Chapter 34
Bendigo Promotes Sunday Law
GROUP of citizens in Bendigo known as the Save our
Sunday (SOS) group, has petitioned the City of Greater Bendigo, Victoria,
Australia, to proscribe Sunday trading. As a result, a Referendum was
conducted to determine the will of the citizens. "The Save our
Sundays group has hailed a decision to proceed with a Sunday trading
referendum [on April 4] as a ‘victory for democracy.’" (Bendigo
Advertiser, 26 Dec. 1997) Whether or not it was a victory for
democracy, it was most certainly an alarming breach of religious and civil
liberties.
Keith Allen, the Moderator of the Presbyterian Church
in Victoria "threw his support behind the campaign against Sunday
trading during a visit to Bendigo yesterday," (ibid., May 8 1997) and
Catholic Bishop Noel Daly and Uniting Church’s Kerrie Graham spoke
against Sunday trading." (Ibid.) The Uniting Church of Australia is a
1977 union of Congregationalists, Methodists, and two-thirds of
Presbyterians.
It would seem that these clerics possess little
understanding of the principles of religious and civil liberties. They
appear to have learned no lessons from history. Nor does each apparently
recall the fact that in centuries past, members of their denominations
suffered severely because majority religions forced their religions upon
them and thus breached their convictions.

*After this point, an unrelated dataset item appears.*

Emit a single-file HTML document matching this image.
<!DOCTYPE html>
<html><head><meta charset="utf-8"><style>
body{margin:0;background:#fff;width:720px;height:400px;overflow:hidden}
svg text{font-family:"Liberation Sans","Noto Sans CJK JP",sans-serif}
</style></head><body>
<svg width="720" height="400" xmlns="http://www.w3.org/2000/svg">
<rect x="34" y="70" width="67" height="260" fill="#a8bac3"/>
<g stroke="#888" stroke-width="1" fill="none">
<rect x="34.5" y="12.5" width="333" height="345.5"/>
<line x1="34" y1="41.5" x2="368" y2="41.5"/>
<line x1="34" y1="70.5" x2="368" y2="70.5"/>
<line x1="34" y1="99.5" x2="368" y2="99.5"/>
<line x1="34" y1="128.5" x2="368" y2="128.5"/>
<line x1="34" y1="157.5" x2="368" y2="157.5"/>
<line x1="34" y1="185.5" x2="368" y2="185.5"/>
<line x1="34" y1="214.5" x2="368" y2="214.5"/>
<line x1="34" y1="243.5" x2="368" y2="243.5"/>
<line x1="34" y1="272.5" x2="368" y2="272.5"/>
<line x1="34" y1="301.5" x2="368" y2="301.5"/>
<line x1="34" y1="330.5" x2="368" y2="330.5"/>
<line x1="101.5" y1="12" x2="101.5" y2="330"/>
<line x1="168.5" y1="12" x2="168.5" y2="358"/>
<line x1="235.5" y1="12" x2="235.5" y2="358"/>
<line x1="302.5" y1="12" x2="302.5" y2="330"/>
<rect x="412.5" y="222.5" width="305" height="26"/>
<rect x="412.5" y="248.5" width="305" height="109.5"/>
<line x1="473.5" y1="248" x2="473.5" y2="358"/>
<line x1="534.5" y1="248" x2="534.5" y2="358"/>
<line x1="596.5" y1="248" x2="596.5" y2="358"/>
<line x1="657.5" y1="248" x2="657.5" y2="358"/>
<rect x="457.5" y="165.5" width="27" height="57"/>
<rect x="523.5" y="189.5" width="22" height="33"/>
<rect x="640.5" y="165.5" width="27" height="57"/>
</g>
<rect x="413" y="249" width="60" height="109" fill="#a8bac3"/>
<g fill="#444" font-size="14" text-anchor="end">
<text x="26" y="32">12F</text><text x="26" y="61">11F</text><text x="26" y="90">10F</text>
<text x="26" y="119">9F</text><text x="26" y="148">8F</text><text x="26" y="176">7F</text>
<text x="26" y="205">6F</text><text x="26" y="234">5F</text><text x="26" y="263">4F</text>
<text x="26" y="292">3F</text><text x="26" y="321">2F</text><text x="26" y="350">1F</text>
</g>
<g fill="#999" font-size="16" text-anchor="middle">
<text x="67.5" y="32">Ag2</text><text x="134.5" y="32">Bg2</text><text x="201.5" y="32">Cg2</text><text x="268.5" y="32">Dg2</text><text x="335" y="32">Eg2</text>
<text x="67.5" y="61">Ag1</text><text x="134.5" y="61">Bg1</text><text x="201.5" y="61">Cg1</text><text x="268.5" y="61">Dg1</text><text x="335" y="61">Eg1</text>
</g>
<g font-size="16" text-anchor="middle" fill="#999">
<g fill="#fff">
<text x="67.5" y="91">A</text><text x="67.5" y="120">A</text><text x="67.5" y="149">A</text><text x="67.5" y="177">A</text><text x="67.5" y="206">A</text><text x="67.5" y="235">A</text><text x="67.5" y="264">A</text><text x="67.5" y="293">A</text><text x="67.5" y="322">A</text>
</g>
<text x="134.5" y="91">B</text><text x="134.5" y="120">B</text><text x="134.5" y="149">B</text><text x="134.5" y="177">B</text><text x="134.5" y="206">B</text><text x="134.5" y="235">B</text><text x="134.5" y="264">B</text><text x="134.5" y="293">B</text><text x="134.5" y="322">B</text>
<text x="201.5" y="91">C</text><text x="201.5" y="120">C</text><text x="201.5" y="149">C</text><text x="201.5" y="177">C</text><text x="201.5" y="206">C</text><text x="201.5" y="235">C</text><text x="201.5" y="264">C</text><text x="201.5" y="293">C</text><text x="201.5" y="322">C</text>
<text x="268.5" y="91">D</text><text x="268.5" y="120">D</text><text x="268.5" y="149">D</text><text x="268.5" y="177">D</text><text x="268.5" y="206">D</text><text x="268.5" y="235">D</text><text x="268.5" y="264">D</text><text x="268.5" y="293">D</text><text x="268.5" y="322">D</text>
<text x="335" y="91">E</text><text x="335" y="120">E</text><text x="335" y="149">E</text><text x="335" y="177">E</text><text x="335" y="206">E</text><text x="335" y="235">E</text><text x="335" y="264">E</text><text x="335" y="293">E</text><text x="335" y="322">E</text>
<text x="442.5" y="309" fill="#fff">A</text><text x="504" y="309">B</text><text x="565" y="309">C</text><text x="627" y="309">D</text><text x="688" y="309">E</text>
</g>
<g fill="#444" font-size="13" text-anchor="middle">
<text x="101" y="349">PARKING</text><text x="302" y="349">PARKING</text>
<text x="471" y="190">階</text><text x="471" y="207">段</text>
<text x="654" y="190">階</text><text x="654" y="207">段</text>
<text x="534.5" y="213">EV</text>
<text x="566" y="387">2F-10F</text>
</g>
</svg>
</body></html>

Curiously, the chief opposition arose, not from those
religious organizations whose religious prerogatives would be breached by
the Sunday law, such as Sabbath-keepers (Seventh-day Adventists), members
of non-Christian faiths (such as Moslems), nor even from free-thinkers,
agnostics, or atheists; but from "Twelve Bendigo tourism and business
organizations." (Feb. 23 1998) Thus financial loss appeared to be a
greater motivating force than the potential loss of civil and religious
liberties.
Two Seventh-day Adventist laymen, Donald Wilson of
Meldiva and Lance McNeill of Bendigo were exceptions to this statement.
They wrote a number of letters setting forth their objections to city’s
leading newspaper, The Bendigo Advertiser.

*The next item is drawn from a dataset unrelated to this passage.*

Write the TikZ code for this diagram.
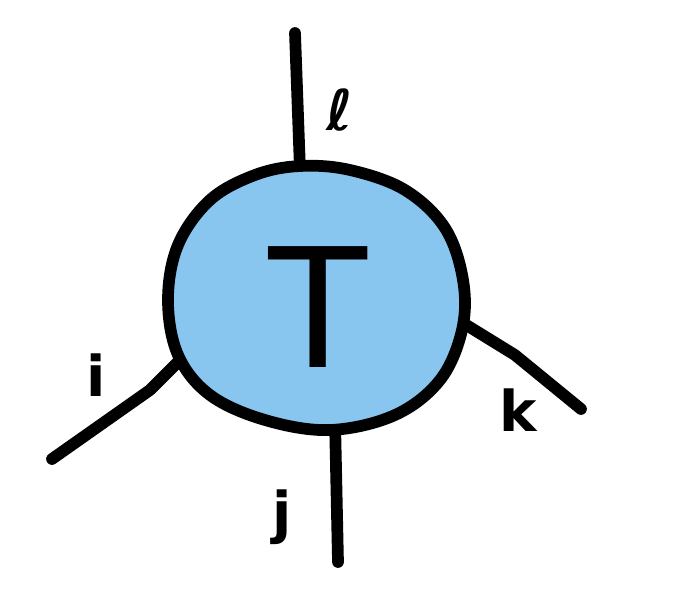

Alerted of this crisis of religious liberty upon his
return from a speaking tour of Singapore and India, just one week prior to
the commencement of the postal vote, with the issue being judged to be
very finely balanced between those favoring and those opposing the matter,
Russell decided to take up the issue. Two advertisements were inserted in
the Bendigo newspaper and one letter to the editor written. The statements
in these media avenues were as follows:
Advertisement 14 March, 1998
(The postal ballots were posted out commencing 17
March, 1998)
SUNDAY TRADING REFERENDUM
March 16–April 3
OBJECTION NO. 1
This referendum has been promoted by Christians living
in the Bendigo District who are convicted that Sunday is a sacred day of
worship. They have organised their campaign under the slogan,
SAVE OUR SUNDAYS (SOS).
Thinking Christians, believers in other faiths, and
non-believers will ask themselves the crucial question before delivering
their vote,
SAVE OUR SUNDAYS FROM WHAT?
Since its founding, Sunday-worshipers in Bendigo have
possessed perfect liberty to:
Worship on Sundays,
Close their business on Sundays,
Refrain from shopping on Sundays,
Pursue their children’s education on days other than
Sunday,
SO FROM WHAT DOES SUNDAY HAVE TO BE SAVED?

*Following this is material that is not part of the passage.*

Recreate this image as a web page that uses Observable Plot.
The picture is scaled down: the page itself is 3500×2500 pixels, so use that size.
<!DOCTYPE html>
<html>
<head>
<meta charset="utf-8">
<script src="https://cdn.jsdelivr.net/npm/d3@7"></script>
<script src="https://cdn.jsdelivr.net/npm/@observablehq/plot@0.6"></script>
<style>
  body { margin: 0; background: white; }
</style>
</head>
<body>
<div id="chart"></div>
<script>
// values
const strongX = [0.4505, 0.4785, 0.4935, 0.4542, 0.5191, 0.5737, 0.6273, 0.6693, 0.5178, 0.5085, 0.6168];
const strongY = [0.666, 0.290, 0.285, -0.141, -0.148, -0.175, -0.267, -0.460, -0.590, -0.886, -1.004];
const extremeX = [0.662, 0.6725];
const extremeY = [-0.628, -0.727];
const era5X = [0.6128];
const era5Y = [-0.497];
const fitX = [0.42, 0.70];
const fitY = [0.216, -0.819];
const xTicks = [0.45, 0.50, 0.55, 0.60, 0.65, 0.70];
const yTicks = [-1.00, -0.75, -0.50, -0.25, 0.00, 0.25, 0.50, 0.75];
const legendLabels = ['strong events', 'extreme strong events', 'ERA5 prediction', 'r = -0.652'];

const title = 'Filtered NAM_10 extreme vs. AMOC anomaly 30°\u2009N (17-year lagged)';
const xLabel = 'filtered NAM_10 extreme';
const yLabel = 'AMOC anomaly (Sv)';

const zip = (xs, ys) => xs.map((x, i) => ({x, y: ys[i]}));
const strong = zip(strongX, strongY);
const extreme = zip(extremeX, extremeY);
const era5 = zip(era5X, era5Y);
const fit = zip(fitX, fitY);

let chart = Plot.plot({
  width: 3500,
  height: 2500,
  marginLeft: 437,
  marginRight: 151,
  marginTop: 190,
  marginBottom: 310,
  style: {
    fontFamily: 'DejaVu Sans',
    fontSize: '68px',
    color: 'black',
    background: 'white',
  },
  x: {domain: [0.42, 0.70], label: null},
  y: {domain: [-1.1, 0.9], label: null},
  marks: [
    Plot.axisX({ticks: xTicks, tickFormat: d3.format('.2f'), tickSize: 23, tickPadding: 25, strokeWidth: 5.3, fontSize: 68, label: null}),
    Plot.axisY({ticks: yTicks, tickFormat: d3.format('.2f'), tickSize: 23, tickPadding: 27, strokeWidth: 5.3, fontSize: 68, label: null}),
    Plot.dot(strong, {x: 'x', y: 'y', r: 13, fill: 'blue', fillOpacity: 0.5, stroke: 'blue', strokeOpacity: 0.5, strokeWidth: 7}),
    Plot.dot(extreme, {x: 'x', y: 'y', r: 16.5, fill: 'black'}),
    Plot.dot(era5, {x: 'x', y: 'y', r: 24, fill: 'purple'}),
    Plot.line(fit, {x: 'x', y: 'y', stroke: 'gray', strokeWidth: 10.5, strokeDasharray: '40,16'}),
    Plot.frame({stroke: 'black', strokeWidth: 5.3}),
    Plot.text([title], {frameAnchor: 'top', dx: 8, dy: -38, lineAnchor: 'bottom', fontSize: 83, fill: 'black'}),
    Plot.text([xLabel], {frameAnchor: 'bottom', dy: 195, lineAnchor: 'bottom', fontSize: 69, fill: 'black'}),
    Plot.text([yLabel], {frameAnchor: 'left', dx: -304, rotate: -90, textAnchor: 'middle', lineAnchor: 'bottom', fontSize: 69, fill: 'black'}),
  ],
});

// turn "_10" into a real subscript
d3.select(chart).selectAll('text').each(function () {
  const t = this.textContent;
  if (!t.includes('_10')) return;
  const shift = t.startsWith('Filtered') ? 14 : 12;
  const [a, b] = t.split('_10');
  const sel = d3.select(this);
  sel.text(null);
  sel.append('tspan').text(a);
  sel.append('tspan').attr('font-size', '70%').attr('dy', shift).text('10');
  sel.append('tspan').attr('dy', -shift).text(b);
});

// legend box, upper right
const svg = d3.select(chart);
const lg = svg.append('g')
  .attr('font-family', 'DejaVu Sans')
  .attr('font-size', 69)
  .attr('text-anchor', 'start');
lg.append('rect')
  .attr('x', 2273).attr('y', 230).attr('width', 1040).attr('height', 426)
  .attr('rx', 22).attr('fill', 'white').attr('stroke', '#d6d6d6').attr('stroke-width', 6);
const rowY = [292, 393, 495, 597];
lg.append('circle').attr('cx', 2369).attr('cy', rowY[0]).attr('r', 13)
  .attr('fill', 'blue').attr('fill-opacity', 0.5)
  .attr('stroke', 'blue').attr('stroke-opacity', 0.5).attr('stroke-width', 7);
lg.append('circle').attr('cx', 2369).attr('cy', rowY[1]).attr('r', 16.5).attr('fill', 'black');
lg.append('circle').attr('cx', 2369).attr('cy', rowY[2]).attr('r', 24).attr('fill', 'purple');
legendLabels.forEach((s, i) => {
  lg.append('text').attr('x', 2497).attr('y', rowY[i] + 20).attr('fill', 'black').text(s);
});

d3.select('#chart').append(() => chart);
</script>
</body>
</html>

We thank God and the Australian Constitution that all
convicted Sunday-observers in Bendigo possess their inalienable right to
religious liberty. This is true freedom. Wise statesmen 100 years ago
guaranteed this liberty in our Australian Constitution which was confirmed
by the citizens of our nation in an Australia-wide referendum.
Article 116 states:
The Commonwealth shall not make any law for
establishing any religion, or for imposing any religious observance, or
for prohibiting the free exercise of any religion, and no religious test
shall be required as a qualification for any office or public trust under
the Commonwealth.
DO THE CITIZENS OF BENDIGO WISH TO
CONTRAVENE OUR WISE CONSTITUTION—
% by establishing the religious
convictions of one segment of citizens?
% by imposing their religious
observances on others?
% by prohibiting the free
exercise of religion?
Seventh-day Adventists and Jews observe the Bible
Sabbath (Saturday) as a day upon which they refrain from business. They
do not seek to impose their convictions upon the other citizens of
Bendigo.
Moslems keep Friday holy. They too have
refrained from seeking to enforce their religious practice upon those
citizens of Bendigo not of their faith.
Citizens of this city who possess no religious
convictions whatsoever have not sought a referendum to empower the city
authorities to enforce work and business activities on those who do
possess sincere religious objections to such practices on their days of
worship. On what moral grounds then do Sunday-keepers seek the enforcement
of their beliefs?
THE ISSUE AT STAKE IN THIS REFERENDUM IS THE
PRESERVATION OF THE RELIGIOUS AND CIVIL LIBERTIES OF EVERY CITIZEN OF
BENDIGO.
VOTE NO IN THE SUNDAY TRADING REFERENDUM AND
PRESERVE THE FREEDOMS OF ALL DWELLERS IN BENDIGO. LET BENDIGO SET AN
EXAMPLE TO AUSTRALIA AS A CITY WHICH BY VOTE OF ITS CITIZENS HAS DECLARED
ITS CITY TO BE ONE OF FREEDOM FOR ALL.
DR. RUSSELL STANDISH, BA, MB, BS (Sydney University)
MRCP (UK) FRCP (Glasgow)
FRCP (Edinburgh)
Victorian Candidate for Civil and Religious Liberties
in the recent Constitution Convention Election.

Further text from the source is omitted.